La qualification d'hébergeur - ou, plus précisément, de prestataire de services de la société de l'information consistant à stocker des informations fournies par un destinataire du service - et le régime atténué de responsabilité qui en découle est toutefois pas évidente. La jurisprudence de la cour de justice de l'Union européenne (CJUE) a pour cela retenu le critère du « rôle actif » de la plateforme numérique concernée : lorsque la plateforme a un tel « rôle actif » et ne se limite pas à fournir une prestation technique de stockage de données, ce régime de responsabilité atténué ne s'applique pas. La caractérisation de ce rôle actif dépend des activités des plateformes concernées dans une logique d'appréciation au cas par cas. Le renforcement des obligations légales incombant à ces plateformes peut également leur conférer un tel rôle actif.

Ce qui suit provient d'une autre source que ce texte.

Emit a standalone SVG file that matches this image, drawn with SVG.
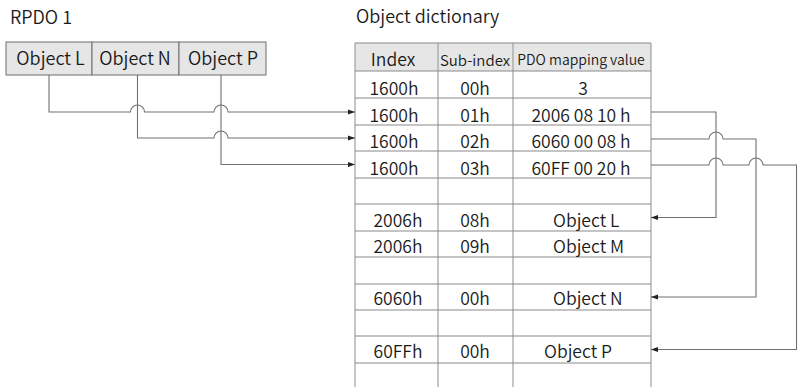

L'obligation de notification aux autorités européennes

La directive (UE) 2015/1535 du Parlement européen et du Conseil du 9 septembre 2015 prévoit une procédure d'information dans le domaine des réglementations techniques et des règles relatives aux services de la société de l'information, qui impose de transmettre les projets de législation et de réglementation en la matière à la Commission européenne.

Dans ce cadre, la commission a envoyé aux autorités françases un avis circonstancié sur les dispositions issues de la loi pour une République numérique. La Commission n'a pas clôturé formellement la procédure, mais elle n'a pas émis d'objection, à la suite de la réponse des autorités françaises, ce qui a conduit à prévoir la mise en place d'une mesure règlementaire d'application, via le décret simple du 28 avril 2017 sur le numéro d'enregistrement. L'article 51 du projet de loi ELAN a également faire l'objet d'une nouvelle notification à la Commission.


* 147 Décision n° 2014-691 DC du 20 mars 2014.

* 148 Ces mesures doivent également faire l'objet d'un échange préalable entre l'État les adoptant et l'État dont provient le service de la société de l'information.